Eddy Amey wonders how we more mature members of society ever managed to grow up without blowing ourselves up.
He pondered this while reflecting on the toys and substances bought for and handled by children in the middle decades of the last century. It would give health and safety ‘a fit of the vapours’ today, he says.
Eddy, from Fareham, writes: ‘For boys there were carpentry sets (steel not plastic), chemistry sets and steam engines heated with methylated spirits.
‘My only carpenter’s set was a present when I was six. It was taken away after one day after sawing the arm off a fireside chair.’
Eddy adds: ‘Girls might have had cookers [pictured above] and irons which worked from the mains electrics.
‘I also remember that from chemists shops such as Timothy White’s or Boots and hardware stores anyone could purchase such things as sulphuric acid for topping up wireless battery accumulators. There used to be signs in buses warning ‘‘accumulators are not permitted’’ inside the bus’.

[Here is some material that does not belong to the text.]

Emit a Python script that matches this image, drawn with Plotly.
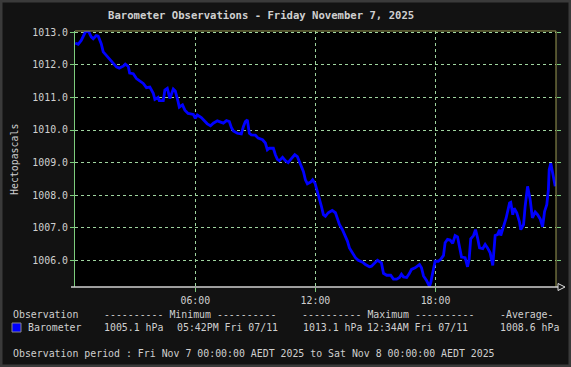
import plotly.graph_objects as go

W, H = 571, 367
ML, MR, MT, MB = 75, 15, 31, 80
PW, PH = W - ML - MR, H - MT - MB

def px(x):
    return (x - ML) / PW

def py(y):
    return (H - MB - y) / PH

# ---- data (hours since midnight, hPa) ----
hours = [0, 0.15, 0.3, 0.5, 0.65, 0.8, 0.9, 1.05, 1.15, 1.3, 1.4, 1.55, 1.73, 1.9, 2.06, 2.2, 2.4, 2.5,
         2.65, 2.72, 2.9, 3.06, 3.2, 3.4, 3.56, 3.73, 3.9, 3.98, 4.14, 4.2, 4.4, 4.48, 4.6, 4.73, 4.9, 5.0,
         5.14, 5.2, 5.36, 5.48, 5.64, 5.9, 6.0, 6.1, 6.3, 6.47, 6.6, 6.76, 6.9, 7.1, 7.26, 7.4, 7.56, 7.7,
         7.8, 7.9, 8.1, 8.3, 8.4, 8.5, 8.6, 8.7, 8.8, 9.0, 9.14, 9.36, 9.5, 9.6, 9.7, 9.9, 10.0, 10.1, 10.2,
         10.36, 10.5, 10.64, 10.8, 10.97, 11.1, 11.26, 11.4, 11.5, 11.6, 11.76, 11.86, 11.98, 12.1, 12.2,
         12.3, 12.4, 12.5, 12.64, 12.84, 13.0, 13.1, 13.2, 13.35, 13.5, 13.6, 13.7, 13.86, 14.0, 14.14,
         14.36, 14.5, 14.7, 14.8, 15.0, 15.1, 15.3, 15.4, 15.56, 15.76, 15.9, 16.06, 16.2, 16.3, 16.4,
         16.56, 16.7, 16.8, 16.98, 17.1, 17.2, 17.3, 17.4, 17.56, 17.7, 17.76, 17.86, 17.98, 18.14, 18.26,
         18.4, 18.48, 18.6, 18.73, 18.86, 18.98, 19.1, 19.2, 19.3, 19.48, 19.6, 19.68, 19.76, 19.9, 20.0,
         20.1, 20.2, 20.36, 20.48, 20.6, 20.73, 20.86, 20.98, 21.1, 21.2, 21.26, 21.4, 21.53, 21.7, 21.76,
         21.86, 21.93, 22.06, 22.2, 22.26, 22.4, 22.48, 22.6, 22.73, 22.84, 22.98, 23.1, 23.23, 23.35,
         23.45, 23.56, 23.64, 23.68, 23.76, 23.84, 23.93, 23.98]
pressure = [1012.67, 1012.63, 1012.75, 1013.0, 1013.05, 1012.86, 1012.8, 1012.9, 1012.88, 1012.65, 1012.4,
            1012.3, 1012.15, 1012.06, 1011.94, 1011.9, 1011.96, 1012.02, 1011.95, 1011.75, 1011.73, 1011.58,
            1011.51, 1011.43, 1011.30, 1011.32, 1011.13, 1010.94, 1011.0, 1010.9, 1010.9, 1011.23, 1011.28,
            1010.97, 1011.26, 1011.2, 1010.87, 1010.7, 1010.77, 1010.61, 1010.51, 1010.48, 1010.36, 1010.46,
            1010.38, 1010.26, 1010.19, 1010.13, 1010.21, 1010.28, 1010.24, 1010.21, 1010.29, 1010.26,
            1010.08, 1009.97, 1009.9, 1009.88, 1010.1, 1010.26, 1010.31, 1009.9, 1009.85, 1009.84, 1009.75,
            1009.7, 1009.6, 1009.39, 1009.44, 1009.44, 1009.24, 1009.1, 1009.06, 1009.16, 1009.06, 1009.0,
            1009.12, 1009.24, 1009.18, 1008.93, 1008.73, 1008.47, 1008.35, 1008.4, 1008.47, 1008.37,
            1008.12, 1007.86, 1007.66, 1007.40, 1007.35, 1007.46, 1007.53, 1007.46, 1007.3, 1007.1,
            1006.94, 1006.74, 1006.59, 1006.38, 1006.23, 1006.08, 1006.0, 1005.94, 1005.87, 1005.80,
            1005.82, 1005.94, 1006.0, 1005.92, 1005.6, 1005.54, 1005.54, 1005.42, 1005.42, 1005.47,
            1005.57, 1005.49, 1005.47, 1005.6, 1005.72, 1005.77, 1005.82, 1005.87, 1005.77, 1005.52,
            1005.37, 1005.2, 1005.31, 1005.57, 1005.97, 1005.97, 1006.03, 1006.15, 1006.54, 1006.64,
            1006.62, 1006.52, 1006.76, 1006.72, 1006.38, 1006.1, 1006.08, 1005.80, 1006.03, 1006.66,
            1006.76, 1006.94, 1006.69, 1006.38, 1006.36, 1006.49, 1006.38, 1006.23, 1005.84, 1006.76,
            1006.79, 1006.94, 1006.76, 1007.06, 1007.3, 1007.76, 1007.78, 1007.4, 1007.6, 1007.46,
            1007.17, 1006.94, 1007.1, 1007.66, 1008.27, 1007.86, 1007.3, 1007.48, 1007.4, 1007.27,
            1007.03, 1007.5, 1007.71, 1008.17, 1008.78, 1008.98, 1008.68, 1008.42, 1008.27]

x_tickvals = [6, 12, 18]
x_ticktext = ["06:00", "12:00", "18:00"]
y_tickvals = [1006, 1007, 1008, 1009, 1010, 1011, 1012, 1013]
y_range = [1005.18, 1013.04]

title = "Barometer Observations - Friday November 7, 2025"
y_title = "Hectopascals"
series_name = "Barometer"
min_text, min_time = "1005.1 hPa", "05:42PM Fri 07/11"
max_text, max_time = "1013.1 hPa", "12:34AM Fri 07/11"
avg_text = "1008.6 hPa"
period = "Observation period : Fri Nov 7 00:00:00 AEDT 2025 to Sat Nov 8 00:00:00 AEDT 2025"

MONO = "DejaVu Sans Mono"
TXT = "#cfcfcf"
GRID = "#9fd49f"
TICK = "#7ccc7c"
OLIVE = "#9a9a52"
FS = 9.9

fig = go.Figure()
fig.add_trace(go.Scatter(x=hours, y=pressure, mode="lines",
                         line=dict(color="#0000ff", width=2.8), name=series_name,
                         showlegend=False))

fig.update_layout(
    width=W, height=H,
    margin=dict(l=ML, r=MR, t=MT, b=MB),
    paper_bgcolor="#121212", plot_bgcolor="#000000",
    font=dict(family=MONO, color=TXT, size=FS),
    xaxis=dict(range=[-0.01, 24.02], tickvals=x_tickvals, ticktext=x_ticktext,
               showgrid=True, gridcolor=GRID, griddash="dot", gridwidth=1,
               ticks="outside", ticklen=4, tickcolor=TICK,
               tickfont=dict(family=MONO, size=FS, color=TXT),
               showline=False, zeroline=False, fixedrange=True),
    yaxis=dict(range=y_range, tickvals=y_tickvals, tickformat=".1f",
               showgrid=True, gridcolor=GRID, griddash="dot", gridwidth=1,
               ticks="outside", ticklen=4, tickcolor=TICK,
               showline=True, linecolor=TICK, linewidth=1,
               tickfont=dict(family=MONO, size=FS, color=TXT),
               zeroline=False, fixedrange=True),
    yaxis2=dict(range=y_range, tickvals=y_tickvals, overlaying="y", side="right",
                showgrid=False, showticklabels=False, ticks="outside", ticklen=4,
                tickcolor=TICK, showline=False, zeroline=False, fixedrange=True),
)
# invisible trace to activate the right-hand tick axis
fig.add_trace(go.Scatter(x=[hours[0]], y=[pressure[0]], yaxis="y2", mode="markers",
                         marker=dict(opacity=0), showlegend=False, hoverinfo="skip"))

shapes = [
    dict(type="rect", xref="paper", yref="paper", x0=px(1), x1=px(W - 1), y0=py(H - 1), y1=py(1),
         line=dict(color="#3a3a3a", width=3), layer="below"),
    dict(type="line", xref="paper", yref="paper", x0=0, x1=1, y0=1, y1=1,
         line=dict(color=OLIVE, width=1)),
    dict(type="line", xref="paper", yref="paper", x0=1, x1=1, y0=0, y1=1,
         line=dict(color=OLIVE, width=1)),
    dict(type="line", xref="paper", yref="paper", x0=px(71), x1=px(560), y0=0, y1=0,
         line=dict(color="#d0d0d0", width=1.5)),
    dict(type="path", xref="paper", yref="paper",
         path=f"M {px(558)},{py(283.5)} L {px(565)},{py(287)} L {px(558)},{py(290.5)} Z",
         line=dict(color="#e0e0e0", width=1), fillcolor="#121212"),
    dict(type="rect", xref="paper", yref="paper", x0=px(12), x1=px(21), y0=py(332), y1=py(323),
         line=dict(color="#888888", width=1), fillcolor="#0000ff"),
]
fig.update_layout(shapes=shapes)

def txt(x, y, s, size=FS, bold=False, anchor="left", angle=0):
    if bold:
        s = "<b>" + s + "</b>"
    return dict(xref="paper", yref="paper", x=px(x), y=py(y), text=s, showarrow=False,
                xanchor=anchor, yanchor="middle", textangle=angle,
                font=dict(family=MONO, size=size, color=TXT))

annos = [
    txt(261, 15, title, size=10.6, bold=True, anchor="center"),
    txt(14, 160, y_title, anchor="center", angle=-90),
    txt(11, 314.5, "Observation"),
    txt(102, 314.5, "---------- Minimum ----------"),
    txt(300, 314.5, "---------- Maximum ----------"),
    txt(498, 314.5, "-Average-"),
    txt(26, 327.5, series_name),
    txt(102, 327.5, min_text),
    txt(175, 327.5, min_time),
    txt(301, 327.5, max_text),
    txt(365, 327.5, max_time),
    txt(498, 327.5, avg_text),
    txt(11, 353, period),
]
fig.update_layout(annotations=annos)

fig.write_html("out.html")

‘One could buy calcium carbide for acetylene gas lamps.
‘This was also great for dropping in classmates’ inkwells and creating a stink.
‘Saltpetre (an ingredient of gunpowder) was for food preserving or making fireworks, though most attempts with saltpetre, iron filings and magnesium tape to make fireworks were seldom successful but made spectacular smoke and flares. Happy to say that neither I nor anyone else I knew came to any harm and learned to recognise common risks.’